For us, the exchange with regulators in cybersecurity is extremely important. We seek proximity to politics, especially in the EU, to get a feel for regulatory developments. These are developing very quickly in Europe in the area of cybersecurity. This means that we know at an early stage what is being planned and how it will later be implemented in national legislation. Working with various committees is very important to us. We are active in the BDI, for example, simply to find out very early on what is happening and what impact it will have on us and our customers.
“We need to position companies so that they don’t experience a dramatic attack in the first place or can handle it with minimal negative consequences.”
In these times, how intense is asvin’s exchange with security agencies?
When it comes to cybercrime, it is often not possible to distinguish between a commercially motivated criminality or instruments of state actors in a covert economic war, perhaps even supporting military action. Take ransomware, for example: When companies are blackmailed, there is of course a very classic criminal component to it, but it can also be a state actor that wants to weaken other states and their economies. There are always gray areas that are not so clear-cut. The exchange with authorities is extremely important for us, precisely because state interests and the economy cannot be easily separated.
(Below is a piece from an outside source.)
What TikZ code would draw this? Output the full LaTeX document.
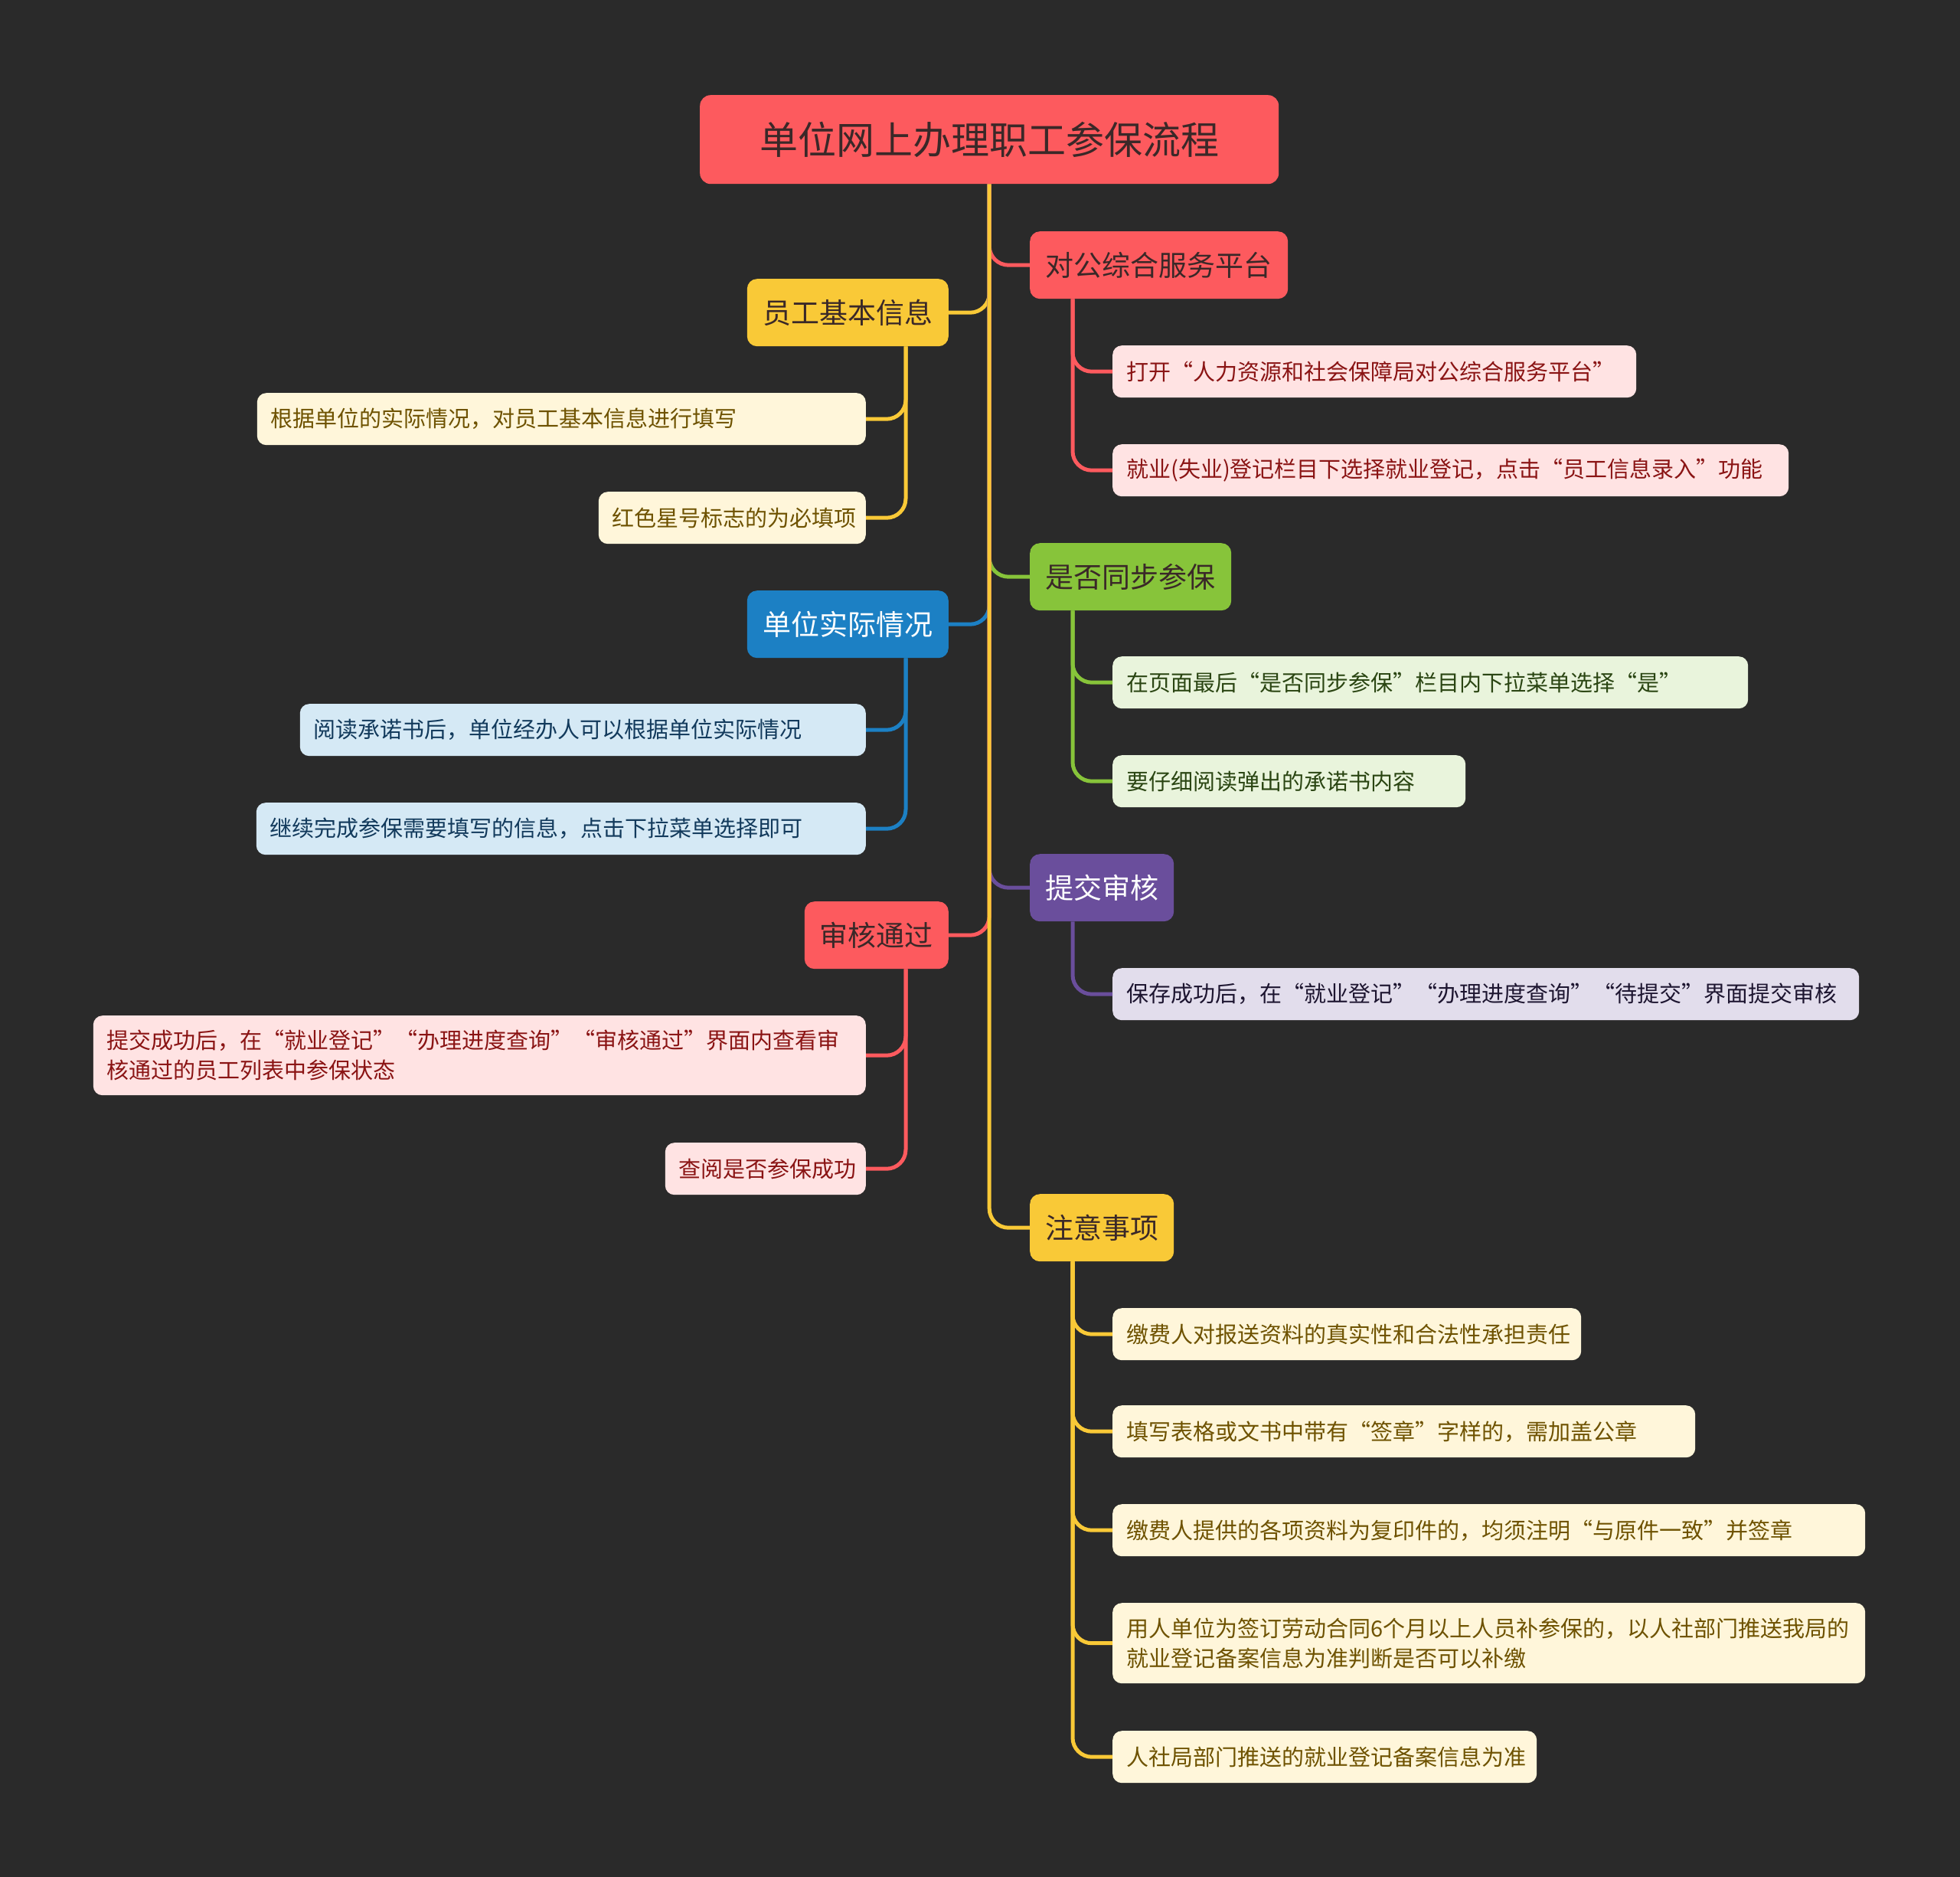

Are there actually any cases in which you have been able to rescue authorities or companies from a real predicament?
Cyber attacks come in different forms. If you have a dramatic ransomware attack, obviously you have to have an action plan. We’re very much in the prevention business of setting up companies so that they don’t experience such an attack in the first place or can handle it very well with minimal negative consequences. But now we are also seeing that the situations are becoming more complicated. If a cyber weapon from Russia interferes with satellite communications in Ukraine, the consequence can be that in Germany a very large wind turbine supplier suddenly no longer receives data from its wind turbines. That’s cyber collateral damage. You have to understand that: In a networked world, local attacks can suddenly affect me, too, even though I’m active in a completely different region.
How can smaller industrial SMEs protect themselves in such a world. Is that also a target group for asvin?
For us, the main target group is industry, which is globally active, which has a large global network, and which therefore has a very great need to protect itself, because the attack surface is large. In Baden-Württemberg, however, this definitely affects a large part of industry. However, there are also smaller SMEs, companies with 500 or 600 employees, which have an extremely difficult time with cyber security. To be honest, we also have a hard time with this, because the infrastructure, the staff, and the relevant expertise are often not really available in-house. And these companies then need additional tools such as cyberware or expert networks. Baden-Württemberg is working on this.
So all in all, that still means a decent growth potential for asvin?
We started with our company in Stuttgart in 2018. We have a very good growth history and we are now starting to take an interest in which foreign markets, and foreign locations are interesting right now. I have already indicated that Europe is the core market with which we started, and we are already represented there internationally. However, we are currently also looking at other markets, such as the USA or growth markets like India, to decide whether we need to have a physical presence in these markets. Virtually, everything is already working just fine.
“For companies that have a large global network to protect, attack surfaces have become larger. In Baden-Württemberg, this definitely affects a large part of the industry.”
Collaboration worldwide Global knowledge management plays an important role for the employees of asvin GmbH in defending against cyber attacks, most of which are organized internationally.